WORK TO COMPLETE: Copy out each line that mentions the word "this".

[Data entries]
====================

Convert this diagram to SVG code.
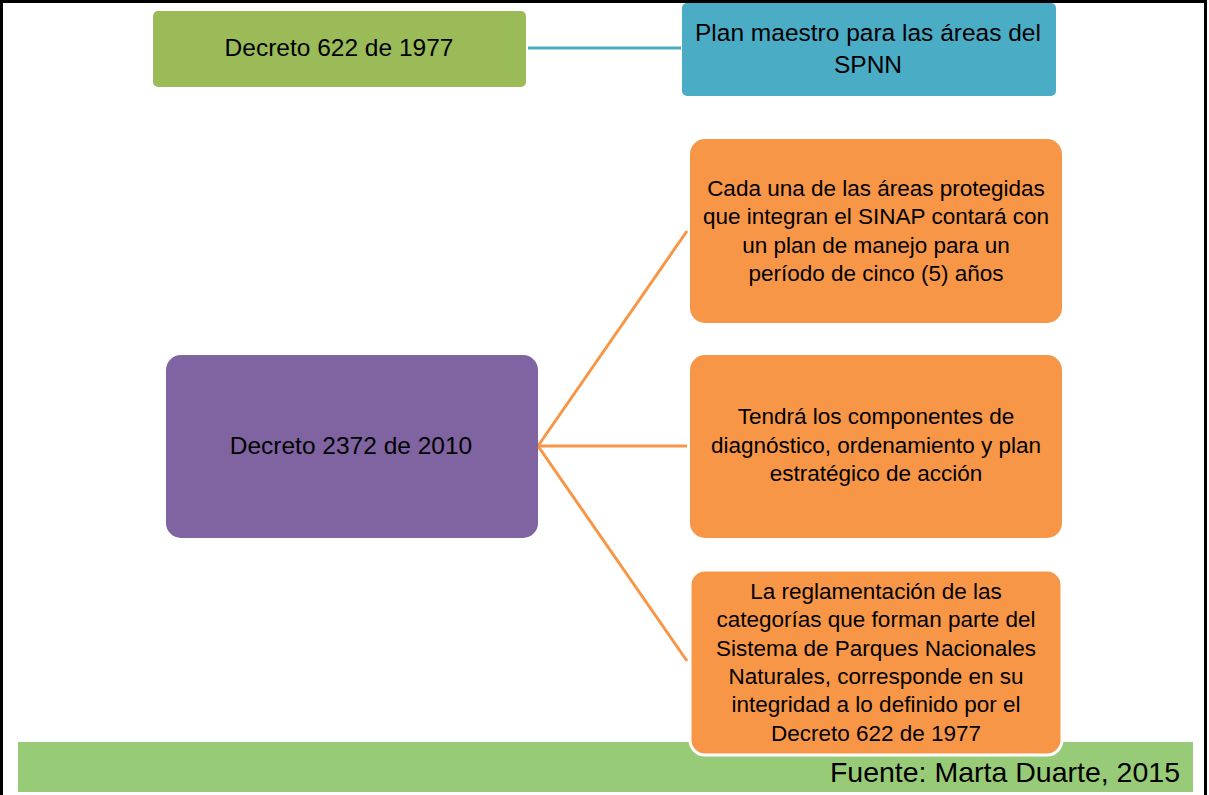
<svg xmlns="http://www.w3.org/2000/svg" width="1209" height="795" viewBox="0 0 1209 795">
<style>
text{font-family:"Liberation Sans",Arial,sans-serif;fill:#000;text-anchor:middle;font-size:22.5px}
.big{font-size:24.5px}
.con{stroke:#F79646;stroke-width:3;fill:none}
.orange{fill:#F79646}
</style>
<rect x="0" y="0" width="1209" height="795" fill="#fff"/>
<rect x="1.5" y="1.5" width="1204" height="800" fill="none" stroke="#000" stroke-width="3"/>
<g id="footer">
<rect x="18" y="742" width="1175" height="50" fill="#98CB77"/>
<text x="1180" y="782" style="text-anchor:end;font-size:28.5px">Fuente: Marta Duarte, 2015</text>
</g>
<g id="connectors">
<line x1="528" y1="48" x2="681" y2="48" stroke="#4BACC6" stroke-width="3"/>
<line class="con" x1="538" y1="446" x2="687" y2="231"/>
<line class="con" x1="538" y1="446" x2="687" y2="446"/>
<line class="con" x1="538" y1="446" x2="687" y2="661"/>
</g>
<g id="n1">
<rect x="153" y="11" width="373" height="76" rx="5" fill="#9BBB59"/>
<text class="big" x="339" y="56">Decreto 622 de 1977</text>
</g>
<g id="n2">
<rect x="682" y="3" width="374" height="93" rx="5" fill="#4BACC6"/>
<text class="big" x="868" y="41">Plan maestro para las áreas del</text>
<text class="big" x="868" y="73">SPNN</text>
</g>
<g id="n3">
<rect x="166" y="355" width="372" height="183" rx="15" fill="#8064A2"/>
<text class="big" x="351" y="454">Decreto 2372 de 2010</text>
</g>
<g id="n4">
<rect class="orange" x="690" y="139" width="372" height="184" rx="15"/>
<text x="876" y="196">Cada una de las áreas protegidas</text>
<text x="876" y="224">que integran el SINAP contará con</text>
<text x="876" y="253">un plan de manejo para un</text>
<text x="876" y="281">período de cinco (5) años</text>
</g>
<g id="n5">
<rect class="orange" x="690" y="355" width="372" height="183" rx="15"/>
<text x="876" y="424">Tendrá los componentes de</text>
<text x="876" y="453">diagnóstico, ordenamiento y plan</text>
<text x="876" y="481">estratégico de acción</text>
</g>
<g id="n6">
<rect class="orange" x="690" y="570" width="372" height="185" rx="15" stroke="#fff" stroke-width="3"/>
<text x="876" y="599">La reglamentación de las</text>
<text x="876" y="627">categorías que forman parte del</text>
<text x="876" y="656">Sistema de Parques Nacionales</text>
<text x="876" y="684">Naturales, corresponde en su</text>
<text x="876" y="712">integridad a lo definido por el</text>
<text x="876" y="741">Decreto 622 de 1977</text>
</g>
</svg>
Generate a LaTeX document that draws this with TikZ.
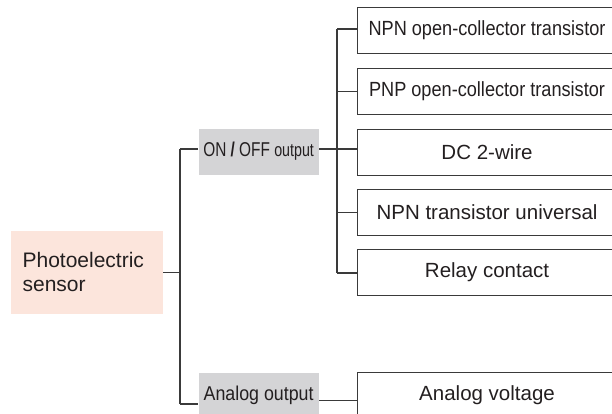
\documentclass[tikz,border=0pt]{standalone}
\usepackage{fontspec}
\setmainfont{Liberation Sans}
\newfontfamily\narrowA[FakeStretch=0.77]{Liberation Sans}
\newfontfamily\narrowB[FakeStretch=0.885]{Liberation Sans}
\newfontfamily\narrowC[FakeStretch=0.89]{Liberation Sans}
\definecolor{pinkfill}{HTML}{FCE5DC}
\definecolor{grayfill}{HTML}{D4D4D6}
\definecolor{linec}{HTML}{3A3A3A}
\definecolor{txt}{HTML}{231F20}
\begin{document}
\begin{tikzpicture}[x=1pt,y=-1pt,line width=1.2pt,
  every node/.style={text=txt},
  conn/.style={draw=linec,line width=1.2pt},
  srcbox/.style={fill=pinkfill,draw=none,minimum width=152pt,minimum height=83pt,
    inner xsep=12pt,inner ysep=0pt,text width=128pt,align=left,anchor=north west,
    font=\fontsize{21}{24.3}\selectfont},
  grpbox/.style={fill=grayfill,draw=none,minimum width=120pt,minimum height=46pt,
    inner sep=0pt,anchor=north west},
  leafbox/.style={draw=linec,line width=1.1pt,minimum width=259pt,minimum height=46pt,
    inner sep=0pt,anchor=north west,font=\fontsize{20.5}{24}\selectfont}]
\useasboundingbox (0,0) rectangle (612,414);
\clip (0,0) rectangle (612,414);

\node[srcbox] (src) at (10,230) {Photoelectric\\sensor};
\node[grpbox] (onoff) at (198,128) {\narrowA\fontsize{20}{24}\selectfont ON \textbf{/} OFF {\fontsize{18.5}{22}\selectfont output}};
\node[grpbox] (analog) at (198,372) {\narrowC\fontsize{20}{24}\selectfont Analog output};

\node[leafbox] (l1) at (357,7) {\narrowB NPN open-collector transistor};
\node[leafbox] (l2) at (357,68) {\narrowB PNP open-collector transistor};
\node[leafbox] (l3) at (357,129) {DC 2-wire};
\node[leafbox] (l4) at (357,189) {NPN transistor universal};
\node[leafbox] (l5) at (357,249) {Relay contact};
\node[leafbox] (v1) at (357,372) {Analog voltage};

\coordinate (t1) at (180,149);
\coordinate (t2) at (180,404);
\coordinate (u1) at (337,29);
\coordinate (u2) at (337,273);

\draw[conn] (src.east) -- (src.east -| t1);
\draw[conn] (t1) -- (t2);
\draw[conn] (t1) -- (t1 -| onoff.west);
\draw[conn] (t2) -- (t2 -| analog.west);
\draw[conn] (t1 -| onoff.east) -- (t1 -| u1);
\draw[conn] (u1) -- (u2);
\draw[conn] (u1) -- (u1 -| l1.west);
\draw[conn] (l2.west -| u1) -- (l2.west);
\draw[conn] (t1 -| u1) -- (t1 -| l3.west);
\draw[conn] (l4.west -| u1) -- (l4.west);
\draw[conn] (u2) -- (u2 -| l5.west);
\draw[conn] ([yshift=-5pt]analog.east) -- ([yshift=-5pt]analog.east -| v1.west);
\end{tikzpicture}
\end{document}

====================

SOLUTION TO THE PROBLEM:
Convert this diagram to SVG code.
Generate a LaTeX document that draws this with TikZ.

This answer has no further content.